US - California - Full Moon 122 - 09/07/06
Bob Dylan
Modern Times
Sony Music Entertainment Inc.
Good old Bob. People have been trying to write him off as a has-been for more than 40 years now, but they've never been right. They haven't been close to right. Maybe they've wanted to say something important, something radical or remotely revolutionary, but they've never been close to the truth.
Even when he stumbled into his so-called Christian period and the taste in our mouths got a bit bitter, he was still there doing what he did and made no compromises. He didn't look to the left and right (certainly not to the right) before he crossed the street. He didn't even look for the "Walk"-sign to turn green.
It must have taken 20 years too long for people to understand that this man has both humour, wit and a bucketful of sarcasm enough to make the Pope cry with laughter. But most of all, he's never been cheap, he's never been easy and he's certainly never been tacky. So, what do I make of it then? I say we should give this giant our humble and sincere bows.
On this new album, his first in five years, he rumbles into town on what sounds like a crazy horse and here's what he says: I was thinkin' 'bout Alicia Keys, couldn't keep from crying.
When she was born in Hell's Kitchen, I was living down the line. I'm wondering where in the world Alicia Keys could be. I been looking for her even clear through Tennessee. Maybe it was rude of me, but I started laughing my most heartfelt and happy laugh. There is actually a fair chance that old Bob's in love with Miss Keys, but either way he knocks us on the head so hard with the line that it's simply brilliance on display. "Thunder On The Mountain" is only the mere beginning of this Fabulous Fanfare of Fables and Fun. It's a show folks!
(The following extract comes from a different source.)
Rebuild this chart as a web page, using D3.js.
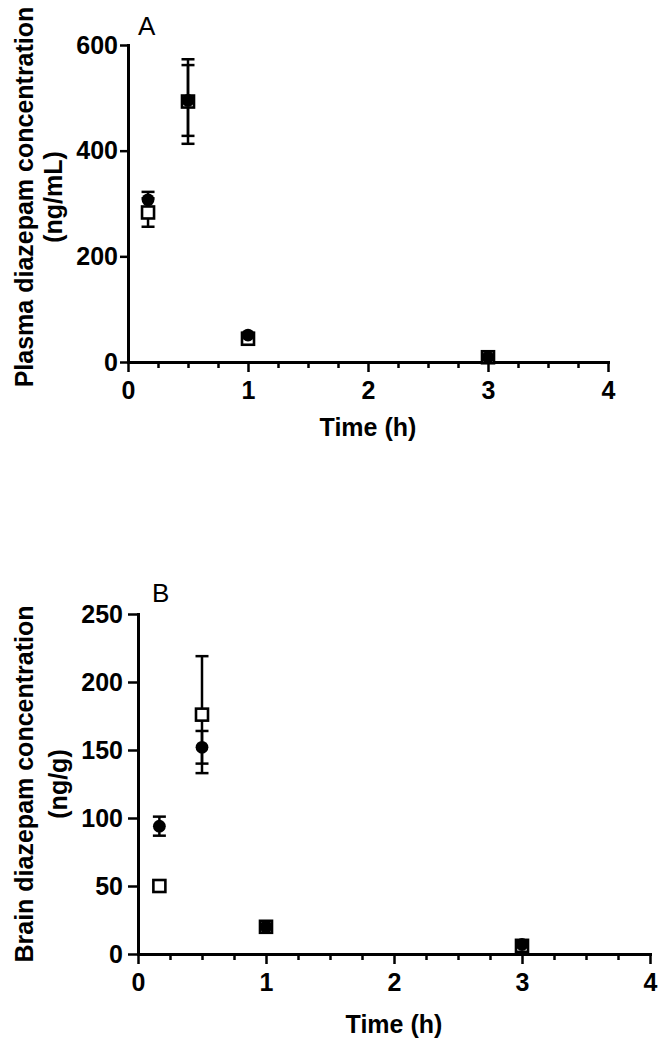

He's a sharp-shooter. He's a comedian. He's a statue. He's a hobo. He's a king. He's a servant. He's a juggler. What else is he? I don't really care. The myth and the ever lasting speculations around his persona get even less and less interesting. Simply because this body of work that he has created is so rich and so much stand alone that whoever Robert Zimmerman is, is none of my concern.
I suppose that any "fan" of Bob's was there on the morning of August 28th. scraping at the door of the record-store. I didn't go to work that day and it was worth it. Even though he got me there, in the song "Working Man's Blues #2". "Some people never worked a day in their lives, don't know what work even means". He's got every right to talk about those people, being on the job 365 days a year, every year himself. So, I'm not talking too much about the new album, am I? I didn't feel the need to. After such a long time, so many albums and so many songs there's no reason to start trying to convince people to buy, or not buy, the new Bob Dylan-album. Either you're there or you're not, either in or out, either on the beat or out of it. You either hold the beast by its horns or you hug it.
It seems pretty clear to me that no one else could release an album titled Modern Times with the type of gutso that Dylan can. Even more so, listening to his swing-pop-country-rock music of 2006. It doesn't sound like anything else you've heard, but you know who he is and soon you'll get you feet moving, your mind working around it and your teeth shining through a smile.
His old mate Robbie Robertson once said in a song, "You like it now, but you'll learn to love it later". Dylan makes stuff you can't quite bite your teeth through. That's why it's gold.